In stepped Ghazi Faddoul, a Lebanese Christian who had opened 100 Subways in Cleveland and was willing to give kosher a try with the clout of a global chain behind him.
Ham and bacon were removed from the menu, the “cheese” is made of soy, and the Seafood Sensation sandwich is filled with imitation crab. Two microwaves and toaster ovens ensure that fish and meat are kept separate, a consideration for more observant Jews. There is a full-time mashgiach, or kosher supervisor, and the restaurant is closed on Shabbat.
“It’s been wildly successful,” Hyman says.In June, the JCC of Greater Washington in Rockville, Md., picked up on Cleveland’s experience, opening a kosher Subway in a space formerly filled by a kosher Dunkin’ Donuts. Executive director Michael Feinstein says the center has been getting much more foot traffic since it opened, particularly from Orthodox Jews.
“There aren’t that many kosher restaurants in the D.C. area, so it’s nice for the community to have this option,” Feinstein says. “And it’s great for us because it gets people into our building who might not otherwise be there.”
The Miami Beach JCC also looked to Cleveland’s example. The center’s director, Gary Bomzer, notes that the building already has an in-house kosher caterer, but no sit-down restaurant.
“Bringing in a national chain gives us real credibility,” he explains. “A brand name like Subway provides more than a cup of coffee.”
The remaining kosher Subways are freestanding stores: two in New York City, in Brooklyn and Queens, as well as one in Cedarhurst in the city’s Long Island suburbs; and one each in Los Angeles, Baltimore and Kansas City.

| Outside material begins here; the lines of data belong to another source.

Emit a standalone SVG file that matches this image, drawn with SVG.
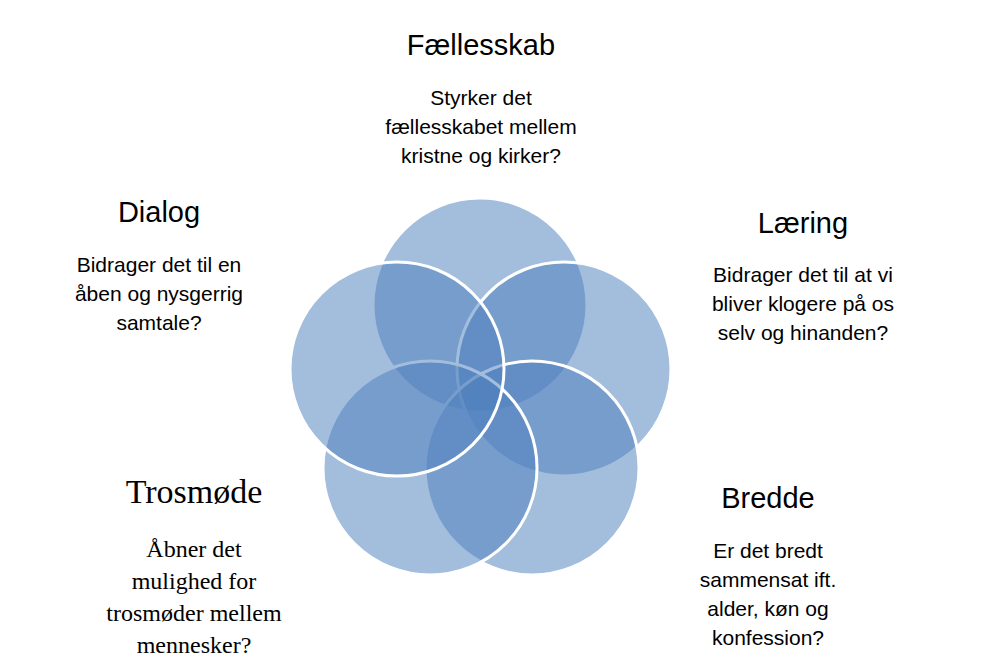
<svg xmlns="http://www.w3.org/2000/svg" width="994" height="672" viewBox="0 0 994 672">
<style>
.c{fill:#4f81bd;fill-opacity:0.52;stroke:#fff;stroke-width:3}
.t{font-family:"Liberation Sans",sans-serif;font-size:29px;fill:#000;text-anchor:middle}
.b{font-family:"Liberation Sans",sans-serif;font-size:21px;fill:#000;text-anchor:middle}
.ts{font-family:"Liberation Serif",serif;font-size:34px;fill:#000;text-anchor:middle}
.bs{font-family:"Liberation Serif",serif;font-size:24px;fill:#000;text-anchor:middle}
</style>
<rect width="994" height="672" fill="#fff"/>
<g id="circles">
<circle id="c1" class="c" cx="480" cy="305" r="107"/>
<circle id="c2" class="c" cx="564" cy="369" r="107"/>
<circle id="c3" class="c" cx="532" cy="468" r="107"/>
<circle id="c4" class="c" cx="430" cy="468" r="107"/>
<circle id="c5" class="c" cx="397" cy="369" r="107"/>
</g>
<g id="faellesskab">
<text class="t" x="481" y="55">Fællesskab</text>
<text class="b" x="481" y="105">Styrker det</text>
<text class="b" x="481" y="134">fællesskabet mellem</text>
<text class="b" x="481" y="163">kristne og kirker?</text>
</g>
<g id="laering">
<text class="t" x="803" y="233">Læring</text>
<text class="b" x="803" y="282">Bidrager det til at vi</text>
<text class="b" x="803" y="311">bliver klogere på os</text>
<text class="b" x="803" y="340">selv og hinanden?</text>
</g>
<g id="bredde">
<text class="t" x="768" y="508">Bredde</text>
<text class="b" x="768" y="558">Er det bredt</text>
<text class="b" x="768" y="587">sammensat ift.</text>
<text class="b" x="768" y="616">alder, køn og</text>
<text class="b" x="768" y="645">konfession?</text>
</g>
<g id="trosmode">
<text class="ts" x="194" y="503">Trosmøde</text>
<text class="bs" x="194" y="557">Åbner det</text>
<text class="bs" x="194" y="589">mulighed for</text>
<text class="bs" x="194" y="621">trosmøder mellem</text>
<text class="bs" x="194" y="653">mennesker?</text>
</g>
<g id="dialog">
<text class="t" x="159" y="222">Dialog</text>
<text class="b" x="159" y="272">Bidrager det til en</text>
<text class="b" x="159" y="301">åben og nysgerrig</text>
<text class="b" x="159" y="330">samtale?</text>
</g>
</svg>
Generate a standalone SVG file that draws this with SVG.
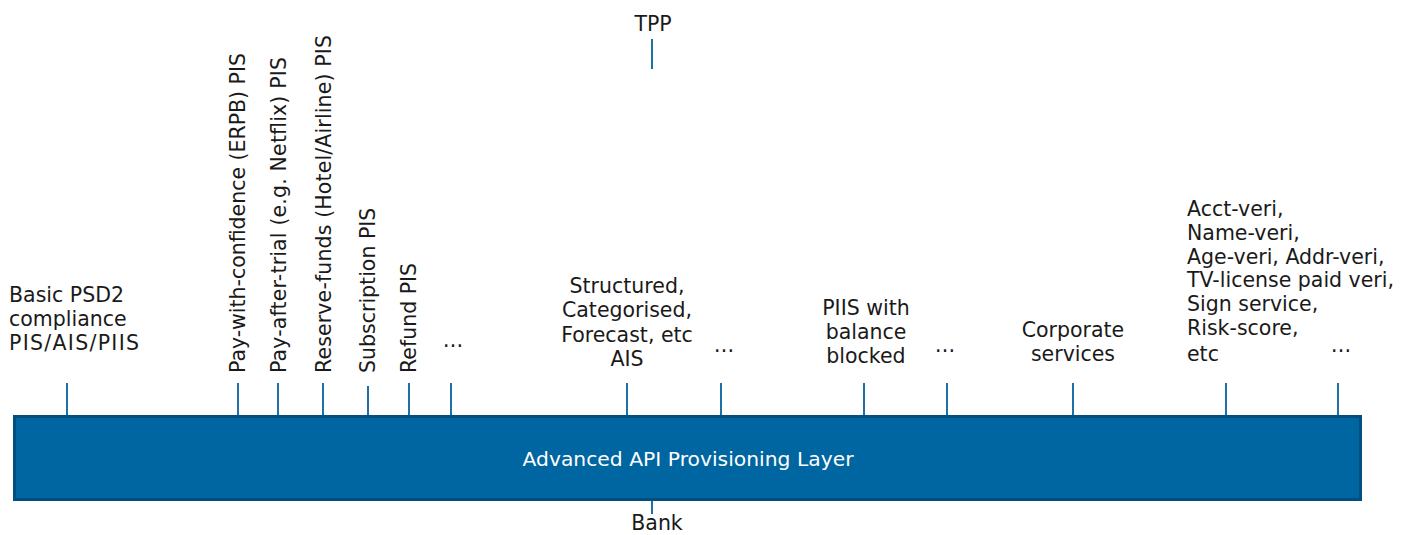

The U.S. stores are the only kosher Subways. Israel opened the world’s first kosher Subway in 1992 but the operation, which reached 23 stores at its peak, shut down in 2004 after the original manager died.
Subway spokesman Les Winograd says the company used its experience with halal, the Muslim standard, to learn how to deal with kashrut challenges such as sourcing specific meat and following strict dietary laws. The first halal Subway opened in Bahrain in 1984, followed by branches in Saudi Arabia, Kuwait, the United Arab Emirates, Tanzania, Zambia and other countries with large Muslim communities. England alone has nearly 60 halal branches.
Kosher Subways are more difficult to keep open, Winograd says. Some open and shut, like one that lasted for about a year in Livingston, N.J., and a Wall Street branch that closed last winter when the economy collapsed.
While Winograd receives lots of inquiries from potential franchise owners in other countries who are interested in the kosher option, none have panned out.
“The population has not always been there to support the business,” he says.
Subway serves meat, so a kosher store requires full-time kosher supervision — an extra expense added to ingredients that already cost more than their non-kosher equivalents.
Maurice Lichy, owner of the new Miami JCC Subway, says he’s trying to keep his prices “competitive” and hopes to charge no more than $1.50 extra per sandwich.
Will he offer a kosher $5 Footlong?
Lichy hesitates.
“No,” he says, “but I’ll try to manage a $6 Footlong. Probably tuna or turkey; not the corned beef.”